• **DATA SHOWN**
»»

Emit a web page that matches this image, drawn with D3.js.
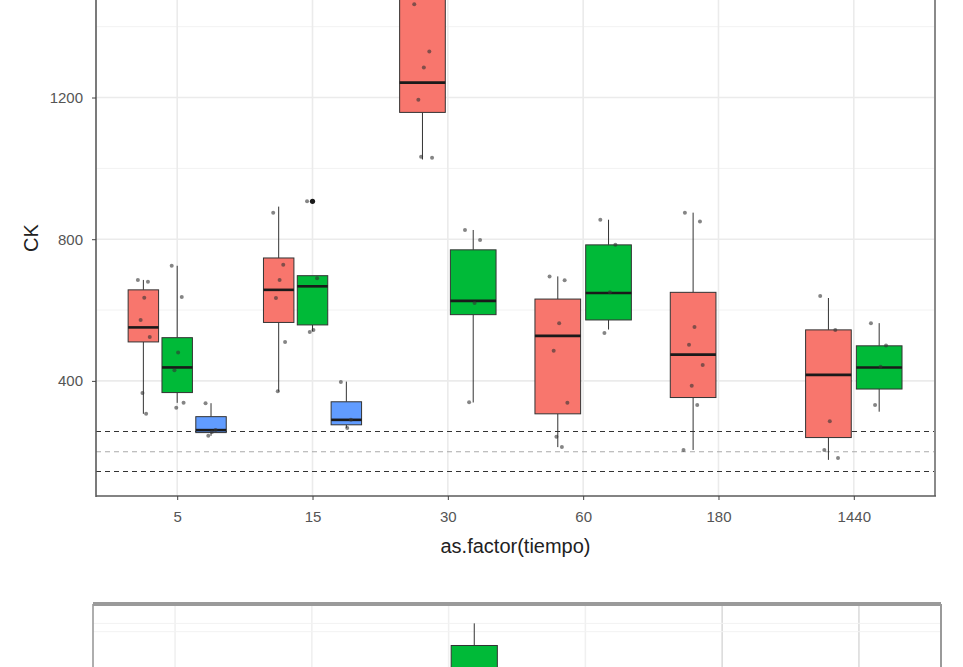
<!DOCTYPE html>
<html>
<head>
<meta charset="utf-8">
<script src="https://cdn.jsdelivr.net/npm/d3@7"></script>
<style>
  html, body { margin: 0; padding: 0; background: #fff; }
  svg { display: block; font-family: "Liberation Sans", Arial, sans-serif; }
</style>
</head>
<body>
<svg id="chart" width="963" height="667"></svg>
<script>
// ---- data ---------------------------------------------------------------
const tiempo = ["5", "15", "30", "60", "180", "1440"];
const groupColors = ["#F8766D", "#00BA38", "#619CFF"];
// number of dodge slots used at each time point
const slotsPerTime = [3, 3, 2, 2, 2, 2];

// box statistics: [lower whisker, Q1, median, Q3, upper whisker]
const redStats = [
  [307, 510, 551, 657, 685],
  [370, 565, 657, 747, 892],
  [1025, 1158, 1242, 1560, 1760],
  [213, 307, 527, 631, 695],
  [205, 353, 474, 650, 875],
  [177, 240, 417, 544, 634]
];
const greenStats = [
  [338, 367, 438, 522, 725],
  [540, 558, 667, 697, 697],
  [339, 587, 626, 770, 826],
  [545, 572, 648, 784, 855],
  null,
  [313, 377, 438, 499, 563]
];
const blueStats = [
  [245, 254, 261, 299, 337],
  [267, 276, 290, 341, 398],
  null, null, null, null
];
// outliers per series and time point
const redOutliers = [[], [], [], [], [], []];
const greenOutliers = [[], [907], [], [], [], []];
const blueOutliers = [[], [], [], [], [], []];

// individual observations (jittered)
const redPoints = [
  [685, 680, 635, 572, 524, 366, 307],
  [875, 728, 685, 634, 510, 371],
  [1463, 1330, 1285, 1194, 1030, 1033],
  [695, 684, 563, 485, 338, 242, 213],
  [875, 850, 552, 502, 445, 386, 332, 205],
  [640, 544, 286, 205, 182]
];
const greenPoints = [
  [725, 637, 480, 430, 338, 324],
  [907, 690, 544, 538],
  [826, 798, 620, 340],
  [855, 784, 650, 535],
  [],
  [563, 500, 440, 332]
];
const bluePoints = [
  [337, 261, 256, 245],
  [397, 290, 267],
  [], [], [], []
];
const jitterPattern = [-0.3, 0.25, 0.05, -0.15, 0.35, -0.05, 0.15, -0.35];

// reference levels
const refLines = [257, 200, 144];

// second panel (partially shown): one box at 30
const panel2Green = [null, null, [50, 60, 70, 92, 100], null, null, null];

const yTicks = [400, 800, 1200];
const yMinor = [600, 1000, 1400];

// ---- layout -------------------------------------------------------------
const svg = d3.select("#chart");
const P = { left: 96, right: 935, top: -200, bottom: 496 };

const x = d3.scalePoint().domain(tiempo).range([P.left, P.right]).padding(0.6);
const y = d3.scaleLinear().domain([75, 2040]).range([P.bottom, P.top]);
const step = x.step();

const series = [
  { stats: redStats, pts: redPoints, out: redOutliers, color: groupColors[0], slot: 0 },
  { stats: greenStats, pts: greenPoints, out: greenOutliers, color: groupColors[1], slot: 1 },
  { stats: blueStats, pts: bluePoints, out: blueOutliers, color: groupColors[2], slot: 2 }
];

function slotCenter(xs, stepSize, ti, slot) {
  const n = slotsPerTime[ti];
  const w = 0.75 / n;
  return xs(tiempo[ti]) + (-0.375 + (slot + 0.5) * w) * stepSize;
}
function boxWidth(stepSize, ti) {
  return 0.75 / slotsPerTime[ti] * 0.9 * stepSize;
}

const g = svg.append("g");
g.append("clipPath").attr("id", "clipTop")
  .append("rect").attr("x", P.left).attr("y", 0)
  .attr("width", P.right - P.left).attr("height", P.bottom);

// grid
const grid = g.append("g");
grid.selectAll(".minor").data(yMinor).join("line")
  .attr("x1", P.left).attr("x2", P.right)
  .attr("y1", d => y(d)).attr("y2", d => y(d))
  .attr("stroke", "#f2f2f2").attr("stroke-width", 1);
grid.selectAll(".major").data(yTicks).join("line")
  .attr("x1", P.left).attr("x2", P.right)
  .attr("y1", d => y(d)).attr("y2", d => y(d))
  .attr("stroke", "#ebebeb").attr("stroke-width", 1.6);
grid.selectAll(".vx").data(tiempo).join("line")
  .attr("x1", d => x(d)).attr("x2", d => x(d))
  .attr("y1", 0).attr("y2", P.bottom)
  .attr("stroke", "#ebebeb").attr("stroke-width", 1.6);

// reference lines
g.selectAll(".ref").data(refLines).join("line")
  .attr("x1", P.left).attr("x2", P.right)
  .attr("y1", d => y(d)).attr("y2", d => y(d))
  .attr("stroke", (d, i) => i === 1 ? "#aaaaaa" : "#333333")
  .attr("stroke-width", 1.1)
  .attr("stroke-dasharray", "5,4");

// boxes
function drawBoxes(layer, xs, ys, stepSize, statsArr, outArr, color, slot, clipId) {
  statsArr.forEach((s, ti) => {
    if (!s) return;
    const cx = slotCenter(xs, stepSize, ti, slot);
    const bw = boxWidth(stepSize, ti);
    const bg = layer.append("g").attr("clip-path", clipId ? `url(#${clipId})` : null);
    bg.append("line").attr("x1", cx).attr("x2", cx)
      .attr("y1", ys(s[0])).attr("y2", ys(s[1]))
      .attr("stroke", "#333").attr("stroke-width", 1);
    bg.append("line").attr("x1", cx).attr("x2", cx)
      .attr("y1", ys(s[3])).attr("y2", ys(s[4]))
      .attr("stroke", "#333").attr("stroke-width", 1);
    bg.append("rect").attr("x", cx - bw / 2).attr("width", bw)
      .attr("y", ys(s[3])).attr("height", ys(s[1]) - ys(s[3]))
      .attr("fill", color).attr("stroke", "#333").attr("stroke-width", 1);
    bg.append("line").attr("x1", cx - bw / 2).attr("x2", cx + bw / 2)
      .attr("y1", ys(s[2])).attr("y2", ys(s[2]))
      .attr("stroke", "#1a1a1a").attr("stroke-width", 2.6);
    if (outArr) {
      outArr[ti].forEach(v => {
        bg.append("circle").attr("cx", cx).attr("cy", ys(v)).attr("r", 2.6).attr("fill", "#1a1a1a");
      });
    }
  });
}

const boxLayer = g.append("g");
series.forEach(sr => drawBoxes(boxLayer, x, y, step, sr.stats, sr.out, sr.color, sr.slot, "clipTop"));

// jittered observations
const ptLayer = g.append("g").attr("clip-path", "url(#clipTop)");
series.forEach(sr => {
  sr.pts.forEach((vals, ti) => {
    if (!vals.length) return;
    const cx = slotCenter(x, step, ti, sr.slot);
    const bw = boxWidth(step, ti);
    vals.forEach((v, k) => {
      ptLayer.append("circle")
        .attr("cx", cx + jitterPattern[k % jitterPattern.length] * bw * 0.6)
        .attr("cy", y(v)).attr("r", 2)
        .attr("fill", "#333").attr("fill-opacity", 0.6);
    });
  });
});

// axes / borders
g.append("line").attr("x1", P.right).attr("x2", P.right).attr("y1", 0).attr("y2", P.bottom)
  .attr("stroke", "#8a8a8a").attr("stroke-width", 2);
g.append("line").attr("x1", P.left).attr("x2", P.left).attr("y1", 0).attr("y2", P.bottom + 1)
  .attr("stroke", "#5a5a5a").attr("stroke-width", 1.6);
g.append("line").attr("x1", P.left).attr("x2", P.right + 1).attr("y1", P.bottom).attr("y2", P.bottom)
  .attr("stroke", "#5a5a5a").attr("stroke-width", 1.6);

const yAxis = g.append("g").attr("transform", `translate(${P.left},0)`)
  .call(d3.axisLeft(y).tickValues(yTicks).tickSize(4).tickPadding(9).tickFormat(d3.format("d")));
yAxis.select(".domain").remove();
yAxis.selectAll("line").attr("stroke", "#444");
yAxis.selectAll("text").attr("fill", "#555").style("font-size", "15px")
  .style("font-family", "Liberation Sans, Arial, sans-serif");

const xAxis = g.append("g").attr("transform", `translate(0,${P.bottom})`)
  .call(d3.axisBottom(x).tickSize(4).tickPadding(11));
xAxis.select(".domain").remove();
xAxis.selectAll("line").attr("stroke", "#444");
xAxis.selectAll("text").attr("fill", "#555").style("font-size", "15px")
  .style("font-family", "Liberation Sans, Arial, sans-serif");

g.append("text").attr("x", (P.left + P.right) / 2).attr("y", 553)
  .attr("text-anchor", "middle").attr("fill", "#222")
  .style("font-size", "20px").text("as.factor(tiempo)");
g.append("text").attr("transform", "translate(38,238) rotate(-90)")
  .attr("text-anchor", "middle").attr("fill", "#222")
  .style("font-size", "20px").text("CK");

// ---- second panel --------------------------------------------------------
const P2 = { left: 93, right: 941, top: 604, bottom: 900 };
const x2 = d3.scalePoint().domain(tiempo).range([P2.left, P2.right]).padding(0.6);
const y2 = d3.scaleLinear().domain([0, 107]).range([P2.bottom, P2.top]);
const g2 = svg.append("g");
g2.selectAll(".v2").data(tiempo).join("line")
  .attr("x1", d => x2(d)).attr("x2", d => x2(d))
  .attr("y1", P2.top).attr("y2", 667)
  .attr("stroke", (d, i) => i >= 4 ? "#dcdcdc" : "#f0f0f0").attr("stroke-width", 1.6);
g2.selectAll(".h2").data([100, 97]).join("line")
  .attr("x1", P2.left).attr("x2", P2.right)
  .attr("y1", d => y2(d)).attr("y2", d => y2(d))
  .attr("stroke", "#f2f2f2").attr("stroke-width", 1);
drawBoxes(g2, x2, y2, x2.step(), panel2Green, null, groupColors[1], 1, null);
g2.append("line").attr("x1", P2.left).attr("x2", P2.right).attr("y1", P2.top).attr("y2", P2.top)
  .attr("stroke", "#9a9a9a").attr("stroke-width", 4);
g2.append("line").attr("x1", P2.left).attr("x2", P2.left).attr("y1", P2.top).attr("y2", 667)
  .attr("stroke", "#9a9a9a").attr("stroke-width", 1.6);
g2.append("line").attr("x1", P2.right).attr("x2", P2.right).attr("y1", P2.top).attr("y2", 667)
  .attr("stroke", "#9a9a9a").attr("stroke-width", 2);
</script>
</body>
</html>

««

• **EXERCISE**
Omit the pictures, then repeat exactly each line from the beginning of the listing through the line with "const yMinor = [600, 1000, 1400];".

• **FULL SOLUTION**
Emit a web page that matches this image, drawn with D3.js.
<!DOCTYPE html>
<html>
<head>
<meta charset="utf-8">
<script src="https://cdn.jsdelivr.net/npm/d3@7"></script>
<style>
  html, body { margin: 0; padding: 0; background: #fff; }
  svg { display: block; font-family: "Liberation Sans", Arial, sans-serif; }
</style>
</head>
<body>
<svg id="chart" width="963" height="667"></svg>
<script>
// ---- data ---------------------------------------------------------------
const tiempo = ["5", "15", "30", "60", "180", "1440"];
const groupColors = ["#F8766D", "#00BA38", "#619CFF"];
// number of dodge slots used at each time point
const slotsPerTime = [3, 3, 2, 2, 2, 2];

// box statistics: [lower whisker, Q1, median, Q3, upper whisker]
const redStats = [
  [307, 510, 551, 657, 685],
  [370, 565, 657, 747, 892],
  [1025, 1158, 1242, 1560, 1760],
  [213, 307, 527, 631, 695],
  [205, 353, 474, 650, 875],
  [177, 240, 417, 544, 634]
];
const greenStats = [
  [338, 367, 438, 522, 725],
  [540, 558, 667, 697, 697],
  [339, 587, 626, 770, 826],
  [545, 572, 648, 784, 855],
  null,
  [313, 377, 438, 499, 563]
];
const blueStats = [
  [245, 254, 261, 299, 337],
  [267, 276, 290, 341, 398],
  null, null, null, null
];
// outliers per series and time point
const redOutliers = [[], [], [], [], [], []];
const greenOutliers = [[], [907], [], [], [], []];
const blueOutliers = [[], [], [], [], [], []];

// individual observations (jittered)
const redPoints = [
  [685, 680, 635, 572, 524, 366, 307],
  [875, 728, 685, 634, 510, 371],
  [1463, 1330, 1285, 1194, 1030, 1033],
  [695, 684, 563, 485, 338, 242, 213],
  [875, 850, 552, 502, 445, 386, 332, 205],
  [640, 544, 286, 205, 182]
];
const greenPoints = [
  [725, 637, 480, 430, 338, 324],
  [907, 690, 544, 538],
  [826, 798, 620, 340],
  [855, 784, 650, 535],
  [],
  [563, 500, 440, 332]
];
const bluePoints = [
  [337, 261, 256, 245],
  [397, 290, 267],
  [], [], [], []
];
const jitterPattern = [-0.3, 0.25, 0.05, -0.15, 0.35, -0.05, 0.15, -0.35];

// reference levels
const refLines = [257, 200, 144];

// second panel (partially shown): one box at 30
const panel2Green = [null, null, [50, 60, 70, 92, 100], null, null, null];

const yTicks = [400, 800, 1200];
const yMinor = [600, 1000, 1400];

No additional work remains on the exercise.